§ Data shown
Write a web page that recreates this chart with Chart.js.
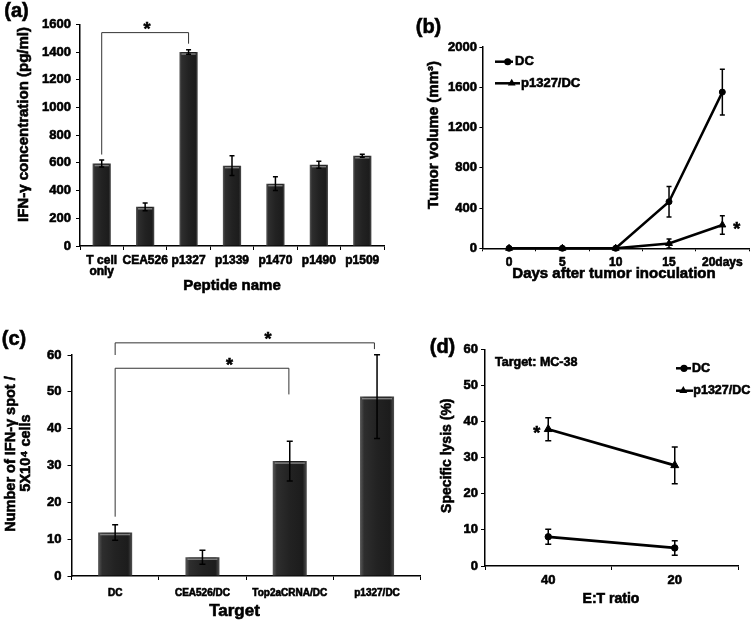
<!DOCTYPE html>
<html>
<head>
<meta charset="utf-8">
<title>IFN-gamma / tumor / ELISPOT / CTL panels</title>
<script src="https://cdn.jsdelivr.net/npm/chart.js@4.4.1/dist/chart.umd.min.js"></script>
<style>
  html, body { margin: 0; padding: 0; background: #fff; }
  #wrap { position: relative; width: 756px; height: 624px; }
  #wrap canvas { position: absolute; left: 0; top: 0; }
</style>
</head>
<body>
<div id="wrap">
  <canvas id="chartA" width="756" height="624"></canvas>
  <canvas id="chartB" width="756" height="624"></canvas>
  <canvas id="chartC" width="756" height="624"></canvas>
  <canvas id="chartD" width="756" height="624"></canvas>
</div>
<script>
// (a) IFN-gamma release per peptide
const peptideLabels = [['T cell', 'only'], 'CEA526', 'p1327', 'p1339', 'p1470', 'p1490', 'p1509'];
const ifnValues = [595, 283, 1400, 580, 450, 587, 651];
const ifnErrors = [25, 28, 17, 71, 49, 25, 11];

// (b) tumor growth
const dayLabels = ['0', '5', '10', '15', '20days'];
const tumorDC = [0, 0, 0, 463, 1552];
const tumorDCErr = [0, 0, 0, 152, 227];
const tumorP1327 = [0, 0, 0, 48, 232];
const tumorP1327Err = [0, 0, 0, 45, 92];

// (c) ELISPOT
const targetLabels = ['DC', 'CEA526/DC', 'Top2aCRNA/DC', 'p1327/DC'];
const spotValues = [11.8, 5.1, 31.2, 48.7];
const spotErrors = [2.1, 1.9, 5.4, 11.4];

// (d) cytotoxicity
const ratioLabels = ['40', '20'];
const lysisDC = [8.1, 5.0];
const lysisDCErr = [2.1, 2.0];
const lysisP1327 = [37.9, 27.9];
const lysisP1327Err = [3.2, 5.1];

// significance marks, in data units (category index, value)
const bracketsA = [{ x1: 0, x2: 2, y: 1540, y1: 660, y2: 1460, sx: 1.04, sy: 1602 }];
const bracketsC = [
  { x1: 0, x2: 2.97, y: 63.3, y1: 60, y2: 61.6, sx: 1.75, sy: 65.6 },
  { x1: 0, x2: 1.99, y: 56.4, y1: 16.1, y2: 49.3, sx: 1.31, sy: 58.5 }
];
const starsB = [{ sx: 4.27, sy: 241 }];
const starsD = [{ sx: -0.09, sy: 38.1 }];

const FONT = '"Liberation Sans", Arial, Helvetica, sans-serif';
const HEAVY = 0.6; // extra stroke to thicken the bold glyphs
Chart.defaults.font.family = FONT;
Chart.defaults.font.weight = 'bold';
Chart.defaults.color = '#000';
Chart.defaults.animation = false;
Chart.defaults.plugins.legend.display = false;
Chart.defaults.plugins.tooltip.enabled = false;

const heavyText = (ctx, text, x, y) => {
  ctx.lineWidth = HEAVY;
  ctx.strokeStyle = '#000';
  ctx.strokeText(text, x, y);
  ctx.fillText(text, x, y);
};

const drawMarker = (ctx, style, x, y, r) => {
  ctx.beginPath();
  if (style === 'triangle') {
    ctx.moveTo(x, y - r);
    ctx.lineTo(x + r * 0.866, y + r * 0.5);
    ctx.lineTo(x - r * 0.866, y + r * 0.5);
    ctx.closePath();
  } else {
    ctx.arc(x, y, r, 0, Math.PI * 2);
  }
  ctx.fill();
};

const drawStar = (ctx, x, y) => {
  ctx.font = 'bold 18px ' + FONT;
  ctx.textAlign = 'center';
  ctx.textBaseline = 'alphabetic';
  heavyText(ctx, '*', x, y + 10.5);
};

// light band near the top of each bar
const barShine = {
  id: 'barShine',
  afterDatasetsDraw(chart) {
    if (chart.config.type !== 'bar') return;
    const ctx = chart.ctx;
    chart.getDatasetMeta(0).data.forEach((el) => {
      const { x, y, width } = el.getProps(['x', 'y', 'width'], true);
      ctx.save();
      ctx.strokeStyle = 'rgba(150,150,150,0.8)';
      ctx.lineWidth = 1.5;
      ctx.beginPath();
      ctx.moveTo(x - width / 2 + 2, y + 2);
      ctx.lineTo(x + width / 2 - 2, y + 2);
      ctx.stroke();
      ctx.restore();
    });
  }
};

const errorBars = {
  id: 'errorBars',
  afterDatasetsDraw(chart, args, opts) {
    const ctx = chart.ctx;
    const yScale = chart.scales.y;
    const cap = opts.cap || 3;
    chart.data.datasets.forEach((ds, i) => {
      if (!ds.errors) return;
      chart.getDatasetMeta(i).data.forEach((el, j) => {
        const e = ds.errors[j];
        if (!e) return;
        const top = yScale.getPixelForValue(ds.data[j] + e);
        const bot = yScale.getPixelForValue(ds.data[j] - e);
        ctx.save();
        ctx.strokeStyle = '#000';
        ctx.lineWidth = 1.5;
        ctx.beginPath();
        ctx.moveTo(el.x, top); ctx.lineTo(el.x, bot);
        ctx.moveTo(el.x - cap, top); ctx.lineTo(el.x + cap, top);
        ctx.moveTo(el.x - cap, bot); ctx.lineTo(el.x + cap, bot);
        ctx.stroke();
        ctx.restore();
      });
    });
  }
};

const brackets = {
  id: 'brackets',
  afterDraw(chart, args, opts) {
    const ctx = chart.ctx;
    const xs = chart.scales.x, ys = chart.scales.y;
    const px = (v) => xs.getPixelForValue(0) + v * (xs.getPixelForValue(1) - xs.getPixelForValue(0));
    ctx.save();
    ctx.fillStyle = '#000';
    (opts.items || []).forEach((b) => {
      if (b.x2 !== undefined) {
        ctx.strokeStyle = '#333';
        ctx.lineWidth = 1;
        ctx.beginPath();
        ctx.moveTo(px(b.x1), ys.getPixelForValue(b.y1));
        ctx.lineTo(px(b.x1), ys.getPixelForValue(b.y));
        ctx.lineTo(px(b.x2), ys.getPixelForValue(b.y));
        ctx.lineTo(px(b.x2), ys.getPixelForValue(b.y2));
        ctx.stroke();
      }
      drawStar(ctx, px(b.sx), ys.getPixelForValue(b.sy));
    });
    ctx.restore();
  }
};

// free text: panel letters, axis titles, notes
const freeText = {
  id: 'freeText',
  afterDraw(chart, args, opts) {
    const ctx = chart.ctx;
    (opts.items || []).forEach((t) => {
      ctx.save();
      ctx.fillStyle = '#000';
      ctx.font = 'bold ' + t.size + 'px ' + FONT;
      ctx.textAlign = t.align || 'center';
      ctx.textBaseline = 'middle';
      ctx.translate(t.x, t.y);
      if (t.rot) ctx.rotate(-Math.PI / 2);
      heavyText(ctx, t.text, 0, 0);
      ctx.restore();
    });
  }
};

// line + marker legend
const keyLegend = {
  id: 'keyLegend',
  afterDraw(chart, args, opts) {
    const ctx = chart.ctx;
    (opts.items || []).forEach((k) => {
      ctx.save();
      ctx.strokeStyle = '#000';
      ctx.fillStyle = '#000';
      ctx.lineWidth = 2.5;
      ctx.beginPath();
      ctx.moveTo(k.x0, k.y);
      ctx.lineTo(k.x1, k.y);
      ctx.stroke();
      drawMarker(ctx, k.style, k.mx, k.y, k.r);
      ctx.font = 'bold ' + opts.size + 'px ' + FONT;
      ctx.textAlign = 'left';
      ctx.textBaseline = 'middle';
      heavyText(ctx, k.text, k.tx, k.y);
      ctx.restore();
    });
  }
};

Chart.register(barShine, errorBars, brackets, freeText, keyLegend);

const yAxis = (max, step, tl, pad, width) => ({
  min: 0,
  max: max,
  ticks: {
    stepSize: step,
    padding: pad,
    font: { size: 13, weight: 'bold', family: FONT },
    textStrokeColor: '#000',
    textStrokeWidth: HEAVY,
    callback: (v) => String(v)
  },
  grid: { drawOnChartArea: false, drawTicks: true, tickLength: tl, color: '#000', lineWidth: 1 },
  border: { color: '#000', width: 1.5 },
  afterFit: (scale) => { scale.width = width; }
});

const xAxis = (tl, pad, size, lineHeight, height) => ({
  type: 'category',
  offset: true,
  ticks: {
    padding: pad,
    font: { size: size, lineHeight: lineHeight, weight: 'bold', family: FONT },
    textStrokeColor: '#000',
    textStrokeWidth: HEAVY,
    maxRotation: 0, minRotation: 0, autoSkip: false
  },
  grid: { offset: true, drawOnChartArea: false, drawTicks: true, tickLength: tl, color: '#000', lineWidth: 1 },
  border: { color: '#000', width: 1.5 },
  afterFit: (scale) => { scale.height = height; }
});

const barFill = (c) => {
  const chart = c.chart;
  const xs = chart.scales.x;
  if (!chart.chartArea || !xs || !xs.ticks || !xs.ticks.length) return '#262626';
  const cx = xs.getPixelForValue(c.dataIndex);
  const half = (xs.width / xs.ticks.length) * c.dataset.barPercentage / 2;
  if (!isFinite(cx) || !isFinite(half)) return '#262626';
  const g = chart.ctx.createLinearGradient(cx - half, 0, cx + half, 0);
  g.addColorStop(0, '#5a5a5a');
  g.addColorStop(0.12, '#2e2e2e');
  g.addColorStop(0.5, '#222222');
  g.addColorStop(0.88, '#1c1c1c');
  g.addColorStop(1, '#505050');
  return g;
};

// (a)
new Chart(document.getElementById('chartA'), {
  type: 'bar',
  data: {
    labels: peptideLabels,
    datasets: [{
      data: ifnValues,
      errors: ifnErrors,
      backgroundColor: barFill,
      borderWidth: 0,
      categoryPercentage: 1,
      barPercentage: 0.42
    }]
  },
  options: {
    responsive: false,
    layout: { padding: { left: 30, top: 24.3, right: 372, bottom: 338 } },
    scales: {
      x: xAxis(4, 6, 12, 0.85, 40),
      y: yAxis(1600, 200, 4, 5, 50)
    },
    plugins: {
      errorBars: { cap: 2.5 },
      brackets: { items: bracketsA },
      freeText: {
        items: [
          { text: '(a)', x: 16.5, y: 11, size: 20 },
          { text: 'IFN-\u03b3 concentration (pg/ml)', x: 24, y: 124.5, size: 15, rot: true },
          { text: 'Peptide name', x: 232, y: 285.7, size: 15 }
        ]
      }
    }
  }
});

// (b)
new Chart(document.getElementById('chartB'), {
  type: 'line',
  data: {
    labels: dayLabels,
    datasets: [
      {
        data: tumorDC, errors: tumorDCErr,
        borderColor: '#000', borderWidth: 2.5, tension: 0, clip: false,
        pointStyle: 'circle', pointRadius: 3, pointBorderWidth: 1,
        pointBackgroundColor: '#000', pointBorderColor: '#000'
      },
      {
        data: tumorP1327, errors: tumorP1327Err,
        borderColor: '#000', borderWidth: 2.5, tension: 0, clip: false,
        pointStyle: 'triangle', pointRadius: 4, pointBorderWidth: 1,
        pointBackgroundColor: '#000', pointBorderColor: '#000'
      }
    ]
  },
  options: {
    responsive: false,
    layout: { padding: { left: 432.4, top: 47, right: 7, bottom: 335.7 } },
    scales: {
      x: xAxis(3, 4, 12, 1.2, 40),
      y: yAxis(2000, 400, 3, 2.5, 50)
    },
    plugins: {
      errorBars: { cap: 2.5 },
      brackets: { items: starsB },
      keyLegend: {
        size: 13,
        items: [
          { style: 'circle', r: 3.5, x0: 495, x1: 513, mx: 507.7, tx: 515, y: 61.7, text: 'DC' },
          { style: 'triangle', r: 4.5, x0: 495, x1: 520, mx: 511.7, tx: 521, y: 83.3, text: 'p1327/DC' }
        ]
      },
      freeText: {
        items: [
          { text: '(b)', x: 428.5, y: 27.5, size: 20 },
          { text: 'Tumor volume (mm\u00b3)', x: 434, y: 135, size: 15, rot: true },
          { text: 'Days after tumor inoculation', x: 614, y: 273.5, size: 15 }
        ]
      }
    }
  }
});

// (c)
new Chart(document.getElementById('chartC'), {
  type: 'bar',
  data: {
    labels: targetLabels,
    datasets: [{
      data: spotValues,
      errors: spotErrors,
      backgroundColor: barFill,
      borderWidth: 0,
      categoryPercentage: 1,
      barPercentage: 0.39
    }]
  },
  options: {
    responsive: false,
    layout: { padding: { left: 21.5, top: 355, right: 335.3, bottom: 18 } },
    scales: {
      x: xAxis(4, 7, 10, 1.2, 30),
      y: yAxis(60, 10, 4, 6, 50)
    },
    plugins: {
      errorBars: { cap: 3 },
      brackets: { items: bracketsC },
      freeText: {
        items: [
          { text: '(c)', x: 14, y: 339, size: 20 },
          { text: 'Number of IFN-\u03b3 spot /', x: 10.6, y: 454, size: 14.5, rot: true },
          { text: '5X10\u2074 cells', x: 26.3, y: 453, size: 14.5, rot: true },
          { text: 'Target', x: 234.5, y: 611.5, size: 17 }
        ]
      }
    }
  }
});

// (d)
new Chart(document.getElementById('chartD'), {
  type: 'line',
  data: {
    labels: ratioLabels,
    datasets: [
      {
        data: lysisDC, errors: lysisDCErr,
        borderColor: '#000', borderWidth: 2.8, tension: 0, clip: false,
        pointStyle: 'circle', pointRadius: 3.2, pointBorderWidth: 1,
        pointBackgroundColor: '#000', pointBorderColor: '#000'
      },
      {
        data: lysisP1327, errors: lysisP1327Err,
        borderColor: '#000', borderWidth: 2.8, tension: 0, clip: false,
        pointStyle: 'triangle', pointRadius: 4.6, pointBorderWidth: 1,
        pointBackgroundColor: '#000', pointBorderColor: '#000'
      }
    ]
  },
  options: {
    responsive: false,
    layout: { padding: { left: 435, top: 349.5, right: 18, bottom: 28 } },
    scales: {
      x: xAxis(4, 3, 13, 1.2, 30),
      y: yAxis(60, 10, 4, 3, 50)
    },
    plugins: {
      errorBars: { cap: 3 },
      brackets: { items: starsD },
      keyLegend: {
        size: 12.5,
        items: [
          { style: 'circle', r: 3.6, x0: 676, x1: 691, mx: 684, tx: 692, y: 368.3, text: 'DC' },
          { style: 'triangle', r: 4.6, x0: 676, x1: 693, mx: 683.3, tx: 693.3, y: 390.7, text: 'p1327/DC' }
        ]
      },
      freeText: {
        items: [
          { text: '(d)', x: 442.5, y: 347.5, size: 20 },
          { text: 'Specific lysis (%)', x: 447, y: 455.7, size: 14, rot: true },
          { text: 'E:T ratio', x: 611, y: 599.2, size: 14 },
          { text: 'Target: MC-38', x: 495, y: 362.7, size: 12.5, align: 'left' }
        ]
      }
    }
  }
});
</script>
</body>
</html>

§ Written instruction
Give again exactly the lines running from the beginning of the material above through the line that contains "-0.09, sy: 38.1", and leave out every picture.

§ Solution
Write a web page that recreates this chart with Chart.js.
<!DOCTYPE html>
<html>
<head>
<meta charset="utf-8">
<title>IFN-gamma / tumor / ELISPOT / CTL panels</title>
<script src="https://cdn.jsdelivr.net/npm/chart.js@4.4.1/dist/chart.umd.min.js"></script>
<style>
  html, body { margin: 0; padding: 0; background: #fff; }
  #wrap { position: relative; width: 756px; height: 624px; }
  #wrap canvas { position: absolute; left: 0; top: 0; }
</style>
</head>
<body>
<div id="wrap">
  <canvas id="chartA" width="756" height="624"></canvas>
  <canvas id="chartB" width="756" height="624"></canvas>
  <canvas id="chartC" width="756" height="624"></canvas>
  <canvas id="chartD" width="756" height="624"></canvas>
</div>
<script>
// (a) IFN-gamma release per peptide
const peptideLabels = [['T cell', 'only'], 'CEA526', 'p1327', 'p1339', 'p1470', 'p1490', 'p1509'];
const ifnValues = [595, 283, 1400, 580, 450, 587, 651];
const ifnErrors = [25, 28, 17, 71, 49, 25, 11];

// (b) tumor growth
const dayLabels = ['0', '5', '10', '15', '20days'];
const tumorDC = [0, 0, 0, 463, 1552];
const tumorDCErr = [0, 0, 0, 152, 227];
const tumorP1327 = [0, 0, 0, 48, 232];
const tumorP1327Err = [0, 0, 0, 45, 92];

// (c) ELISPOT
const targetLabels = ['DC', 'CEA526/DC', 'Top2aCRNA/DC', 'p1327/DC'];
const spotValues = [11.8, 5.1, 31.2, 48.7];
const spotErrors = [2.1, 1.9, 5.4, 11.4];

// (d) cytotoxicity
const ratioLabels = ['40', '20'];
const lysisDC = [8.1, 5.0];
const lysisDCErr = [2.1, 2.0];
const lysisP1327 = [37.9, 27.9];
const lysisP1327Err = [3.2, 5.1];

// significance marks, in data units (category index, value)
const bracketsA = [{ x1: 0, x2: 2, y: 1540, y1: 660, y2: 1460, sx: 1.04, sy: 1602 }];
const bracketsC = [
  { x1: 0, x2: 2.97, y: 63.3, y1: 60, y2: 61.6, sx: 1.75, sy: 65.6 },
  { x1: 0, x2: 1.99, y: 56.4, y1: 16.1, y2: 49.3, sx: 1.31, sy: 58.5 }
];
const starsB = [{ sx: 4.27, sy: 241 }];
const starsD = [{ sx: -0.09, sy: 38.1 }];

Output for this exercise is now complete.